Systems matter, 'finance' (whatever that even means here) isn't a single system. People matter, and if you whack specific individuals here (if you can find them), entirely different ones will spring into their place.
near as I can tell, these kinds of messes happen - period.
The reason for the condescension is you seem hell bent on assuming 1) there is such a better system that exists, or can exist, that doesn't make an even bigger mess, but don't seem interested in giving a pointer to it 2) that there were specific individual actors that 'did this' and can be identified, and that can be nailed down without new ones popping up in their places. Aka, there are specific bad guys who made this happen, and if they had been stopped, it would not have occurred.
Which near as I can tell, if they exist, even they didn't know they were those people at the time.
It's a never ending cycle that can be improved but not eliminated, and most of the improvement is after the mess has occurred.

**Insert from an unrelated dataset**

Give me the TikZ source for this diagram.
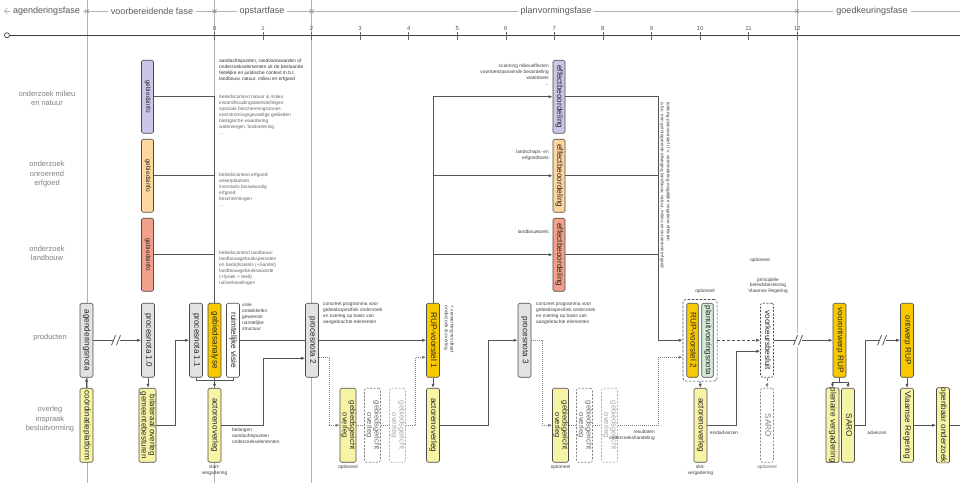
\documentclass[tikz,border=0pt]{standalone}
\usepackage{fontspec}
\setmainfont{Liberation Sans}
\usepackage{graphicx}
\usetikzlibrary{arrows.meta,calc,fit}
\definecolor{lc}{HTML}{555555}
\definecolor{boxg}{HTML}{E2E2E2}
\definecolor{gold}{HTML}{F8C800}
\definecolor{pyel}{HTML}{F8F4A6}
\definecolor{lav}{HTML}{CAC6E8}
\definecolor{peach}{HTML}{FCD69C}
\definecolor{salm}{HTML}{F2A08A}
\definecolor{pgreen}{HTML}{D6ECD8}
\pgfdeclarelayer{back}
\pgfdeclarelayer{bg}
\pgfsetlayers{back,bg,main}
\newcommand\vt[1]{\rotatebox{-90}{\def\arraystretch{0.9}\begin{tabular}{@{}c@{}}#1\end{tabular}}}
\tikzset{
 ln/.style={draw=lc, line width=0.8pt},
 conn/.style={ln, -{Latex[length=4pt,width=3.2pt]}},
 dline/.style={draw=black!50, line width=0.7pt, dash pattern=on 1pt off 1pt},
 dconn/.style={dline, -{Latex[length=4pt,width=3.2pt]}},
 dshconn/.style={conn, dash pattern=on 3pt off 2pt},
 bx/.style={draw=black!70, line width=0.6pt, rounded corners=1.5pt, inner sep=0pt, text=black!85, font=\fontsize{8.2}{8.8}\selectfont, minimum width=13pt, minimum height=74pt},
 envbx/.style={bx, minimum width=12pt, minimum height=73pt},
 dbx/.style={bx, fill=white, dash pattern=on 2pt off 1.5pt},
 note/.style={font=\fontsize{4.8}{5.9}\selectfont, align=left, inner sep=0pt, text=black!60},
 rowlab/.style={font=\fontsize{7.5}{9.5}\selectfont, align=center, text=black!50},
 phlab/.style={font=\fontsize{9}{10}\selectfont, text=black!65, fill=white, inner xsep=3pt, inner ysep=1pt},
 num/.style={font=\fontsize{6}{7}\selectfont, text=black!65, inner sep=0.5pt},
 brk/.pic={\fill[white] (-3.5,-7) rectangle (3.5,7); \draw[lc, line width=0.8pt] (-4.5,5) -- (-0.5,-5) (0.5,5) -- (4.5,-5);}
}
\begin{document}
\begin{tikzpicture}[x=1pt,y=-1pt]
\begin{pgfonlayer}{back}
\fill[white] (0,0) rectangle (960,483);
\foreach \x in {87,214.5,311.5,797} \draw[black!30, line width=0.5pt] (\x,0) -- (\x,483);
\end{pgfonlayer}
\useasboundingbox (0,0) rectangle (960,483);

% header
\draw[black!30, line width=0.6pt, {Straight Barb[length=3pt]}-] (4,11) -- (960,11);
\foreach \x in {87,214.5,311.5,797} \draw[black!45, line width=0.5pt] (\x-2,9) -- (\x+2,13) (\x-2,13) -- (\x+2,9);
\node[phlab] (f1) at (46.5,11) {agenderingsfase};
\node[phlab] (f2) at (152,11) {voorbereidende fase};
\node[phlab] (f3) at (262,11) {opstartfase};
\node[phlab] (f4) at (556,11) {planvormingsfase};
\node[phlab] (f5) at (872,11) {goedkeuringsfase};
\draw[black!75, line width=0.9pt] (9.5,35) -- (960,35);
\draw[black!75, line width=0.7pt, fill=white] (7,35) circle[radius=2.5pt];
\foreach \i in {0,...,12} {
  \draw[black!60, line width=0.6pt] ({214.5+48.55*\i},32) -- ({214.5+48.55*\i},40);
  \node[num] (t\i) at ({214.5+48.55*\i},28) {\i};
}

% row labels
\node[rowlab] (r1) at (47,98) {onderzoek milieu\\en natuur};
\node[rowlab] (r2) at (47,174) {onderzoek\\onroerend\\erfgoed};
\node[rowlab] (r3) at (47,253) {onderzoek\\landbouw};
\node[rowlab] (r4) at (50,337) {producten};
\node[rowlab] (r5) at (50,419) {overleg\\inspraak\\besluitvorming};

% research boxes
\node[envbx, fill=lav, font=\fontsize{6.5}{7}\selectfont] (gi1) at (147.5,96.5) {\vt{gebiedsinfo}};
\node[envbx, fill=peach, font=\fontsize{6.5}{7}\selectfont] (gi2) at (147.5,175.5) {\vt{gebiedsinfo}};
\node[envbx, fill=salm, font=\fontsize{6.5}{7}\selectfont] (gi3) at (147.5,254.5) {\vt{gebiedsinfo}};
\node[envbx, fill=lav] (eb1) at (559,96.5) {\vt{effectbeoordeling}};
\node[envbx, fill=peach] (eb2) at (559,175.5) {\vt{effectbeoordeling}};
\node[envbx, fill=salm] (eb3) at (559,254.5) {\vt{effectbeoordeling}};

% products
\node[bx, fill=boxg] (an) at (86.5,340) {\vt{agenderingsnota}};
\node[bx, fill=boxg] (pn10) at (148,340) {\vt{procesnota 1.0}};
\node[bx, fill=boxg] (pn11) at (196,340) {\vt{procesnota 1.1}};
\node[bx, fill=gold] (ga) at (214.5,340) {\vt{gebiedsanalyse}};
\node[bx, fill=white] (rv) at (233,340) {\vt{ruimtelijke visie}};
\node[bx, fill=boxg] (pn2) at (312,340) {\vt{procesnota 2}};
\node[bx, fill=gold] (rup1) at (433,340) {\vt{RUP-voorstel 1}};
\node[bx, fill=boxg] (pn3) at (524.5,340) {\vt{procesnota 3}};
\node[bx, fill=gold, minimum width=11.5pt] (rup2) at (692.5,340) {\vt{RUP-voorstel 2}};
\node[bx, fill=pgreen, minimum width=11.5pt, font=\fontsize{8}{8.6}\selectfont] (pun) at (707.5,340) {\vt{planuitvoeringsnota}};
\node[fit=(rup2)(pun), inner sep=3.5pt, draw=black!70, line width=0.6pt, dash pattern=on 2.5pt off 1.5pt, rounded corners=3pt] (grp) {};
\node[dbx] (vkb) at (767,340) {\vt{voorkeursbesluit}};
\node[bx, fill=gold] (vo) at (839.5,340) {\vt{voorontwerp RUP}};
\node[bx, fill=gold] (ont) at (907,340) {\vt{ontwerp RUP}};

% overleg
\node[bx, fill=pyel] (cp) at (86.5,425) {\vt{coördinatieplatform}};
\node[bx, fill=pyel, minimum width=17pt, font=\fontsize{8}{8.4}\selectfont] (bil) at (147.5,425) {\vt{bilateraal overleg\\gemeentebesturen}};
\node[bx, fill=pyel] (ao1) at (214.5,425) {\vt{actorenoverleg}};
\node[bx, fill=pyel, minimum width=16pt, font=\fontsize{7.5}{8}\selectfont] (go1) at (348,425) {\vt{gebiedsgericht\\overleg}};
\node[dbx, minimum width=16pt, draw=black!50, text=black!60, font=\fontsize{7.5}{8}\selectfont] (go2) at (372.5,425) {\vt{gebiedsgericht\\overleg}};
\node[dbx, minimum width=16pt, draw=black!30, text=black!35, font=\fontsize{7.5}{8}\selectfont] (go3) at (397.5,425) {\vt{gebiedsgericht\\overleg}};
\node[bx, fill=pyel] (ao2) at (433,425) {\vt{actorenoverleg}};
\node[bx, fill=pyel, minimum width=16pt, font=\fontsize{7.5}{8}\selectfont] (go4) at (560.5,425) {\vt{gebiedsgericht\\overleg}};
\node[dbx, minimum width=16pt, draw=black!50, text=black!60, font=\fontsize{7.5}{8}\selectfont] (go5) at (584.5,425) {\vt{gebiedsgericht\\overleg}};
\node[dbx, minimum width=16pt, draw=black!30, text=black!35, font=\fontsize{7.5}{8}\selectfont] (go6) at (609.5,425) {\vt{gebiedsgericht\\overleg}};
\node[bx, fill=pyel] (ao3) at (700.5,425) {\vt{actorenoverleg}};
\node[dbx, draw=black!45, text=black!50] (saro1) at (767,425) {\vt{SARO}};
\node[bx, fill=pyel] (pv) at (832.5,425) {\vt{plenaire vergadering}};
\node[bx, fill=pyel] (saro2) at (848,425) {\vt{SARO}};
\node[bx, fill=pyel] (vr) at (907,425) {\vt{Vlaamse Regering}};
\node[bx, fill=pyel] (oo) at (943,425) {\vt{openbaar onderzoek}};

% notes
\node[note, anchor=north west, text=black!80] (nA) at (219,59) {aandachtspunten, randvoorwaarden of\\onderzoekselementen uit de bestaande\\feitelijke en juridische context m.b.t.\\landbouw, natuur, milieu en erfgoed};
\node[note, anchor=north west] (nB) at (219,95) {beleidscontext natuur \& milieu:\\instandhoudingsdoelstellingen\\speciale beschermingszones\\overstromingsgevoelige gebieden\\biologische waardering\\waterwegen, boskartering\\...};
\node[note, anchor=north west] (nC) at (219,173) {beleidscontext erfgoed:\\ankerplaatsen\\inventaris bouwkundig\\erfgoed\\beschermingen\\...};
\node[note, anchor=north west] (nD) at (219,251) {beleidscontext landbouw:\\landbouwgebruikspercelen\\en bedrijfszetels (+Sanitel)\\landbouwgebruikswaarde\\(+fysiek + teelt)\\ruilverkavelingen};
\node[note, anchor=north west, text=black!75] (nE) at (242,303) {visie\\ontwikkelen\\gewenste\\ruimtelijke\\structuur};
\node[note, anchor=north west, text=black!75] (nF) at (323,302) {concreet programma voor\\gebiedsspecifiek onderzoek\\en overleg op basis van\\aangebrachte elementen};
\node[note, anchor=north west, text=black!75] (nG) at (536,302) {concreet programma voor\\gebiedsspecifiek onderzoek\\en overleg op basis van\\aangebrachte elementen};
\node[note, anchor=north west, text=black!75] (nH) at (232,428) {belangen\\aandachtspunten\\onderzoekselementen};
\node[note, align=center, text=black!75] (nI) at (214.5,470) {start-\\vergadering};
\node[note, text=black!75] (nJ) at (348,467) {optioneel};
\node[note, text=black!75] (nK) at (560.5,467) {optioneel};
\node[note, text=black!60] (nL) at (767,467) {optioneel};
\node[note, align=center, text=black!75] (nM) at (700.5,470) {slot-\\vergadering};
\node[note, text=black!75] (nN) at (705,291) {optioneel};
\node[note, text=black!75] (nO) at (760,260) {optioneel};
\node[note, align=center, text=black!75] (nP) at (768,285.5) {principiële\\beleidsbeslissing\\Vlaamse Regering};
\node[note, text=black!75] (nQ) at (724,433) {eindadviezen};
\node[note, text=black!75] (nR) at (877,433) {adviezen};
\node[note, anchor=north east, align=right, text=black!75] (nS) at (655,430) {resultaten\\onderzoekshandeling};
\node[note, anchor=north east, align=right, text=black!75] (nT) at (549,64) {scanning milieueffecten\\voortoets/passende beoordeling\\watertoets\\...};
\node[note, anchor=north east, align=right, text=black!75] (nU) at (549,150) {landschaps- en\\erfgoedtoets};
\node[note, anchor=east, text=black!75] (nV) at (549,232) {landbouwtoets};
\node[note, rotate=-90, text=black!75] (nW) at (449,329) {+ verwerking resultaat\\onderzoek \& overleg};
\node[note, rotate=-90, text=black!75, font=\fontsize{4.6}{5.9}\selectfont] (nX) at (665,185) {toetsing planvoorstel i.f.v. vermindering mogelijke negatieve effecten\\o.b.v. een geïntegreerde afweging landbouw, natuur, milieu en onroerend erfgoed};

% connectors
\begin{pgfonlayer}{bg}
\draw[ln] (gi1.east) -| (ga.north);
\draw[ln] (gi2.east) -- (gi2.east -| ga.north);
\draw[ln] (gi3.east) -- (gi3.east -| ga.north);
\draw[conn] (rup1.north) |- (eb1.west);
\draw[conn] (rup1.north) |- (eb2.west);
\draw[conn] (rup1.north) |- (eb3.west);
\coordinate (mer) at (658,340);
\draw[conn] (eb1.east) -| (mer) -- (grp.west);
\draw[ln] (eb2.east) -- (eb2.east -| mer);
\draw[ln] (eb3.east) -- (eb3.east -| mer);
\draw[conn] (an.east) -- (pn10.west);
\pic at (116,340) {brk};
\draw[conn] (cp.north) -- (an.south);
\draw[conn] (pn10.south) -- (pn10.south |- bil.north);
\draw[conn] (bil.east) -- ++(19,0) |- (pn11.west);
\draw[ln] (pn11.south) -- ++(0,3) -| (rv.south);
\draw[conn] (ga.south) -- (ao1.north);
\draw[conn] (rv.east) -- (rup1.west);
\draw[conn] (ao1.east) -- ++(42,0) |- ($(pn2.west)+(0,18)$);
\draw[dconn] ($(pn2.east)+(0,17)$) -- ++(11,0) |- (go1.west);
\draw[dline] (go1.east) -- (go2.west) (go2.east) -- (go3.west);
\draw[dconn] (go3.east) -- ++(10,0) |- ($(rup1.west)+(0,17)$);
\draw[conn] (rup1.south) -- (ao2.north);
\draw[conn] (ao2.east) -- ++(49,0) |- (pn3.west);
\draw[dconn] (pn3.east) -- ++(11,0) |- (go4.west);
\draw[dline] (go4.east) -- (go5.west) (go5.east) -- (go6.west);
\draw[dconn] (go6.east) -- ++(41,0) |- ($(grp.west)+(0,17)$);
\draw[conn] (grp.south) -- (ao3.north);
\draw[conn] (ao3.east) -- ++(29,0) |- ($(vkb.west)+(0,11)$);
\draw[dshconn] (grp.east) -- (vkb.west);
\draw[dshconn, draw=black!50] (vkb.south) -- (saro1.north);
\draw[conn] (vkb.east) -- (vo.west);
\pic at (798,340) {brk};
\draw[conn] (vo.south) -- ++(0,5) -| (pv.north);
\draw[conn] (vo.south) -- ++(0,5) -| (saro2.north);
\draw[conn] (saro2.east) -- ++(11,0) |- (ont.west);
\pic at (882,340) {brk};
\draw[conn] (ont.south) -- (vr.north);
\draw[conn] (vr.east) -- (oo.west);
\coordinate (rend) at (960,425);
\draw[ln] (oo.east) -- (rend);
\end{pgfonlayer}
\end{tikzpicture}
\end{document}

If you go after the people involved with a purely punitive mindset like what you seem to be advocating, it also makes everyone hide everything they are doing everywhere even more (good or not, since they can't tell how it will turn out in the end and be retroactively judged), so it is even harder to figure out you've got a problem somewhere until you have an even bigger smoking crater. There were definitely people acting in bad faith and committing clearly criminal actions. There were also the majority of people along for the ride. There were also huge market forces, including all the normal folks signing up for insane mortgages.
Blaming it all on 'finance' is just silly.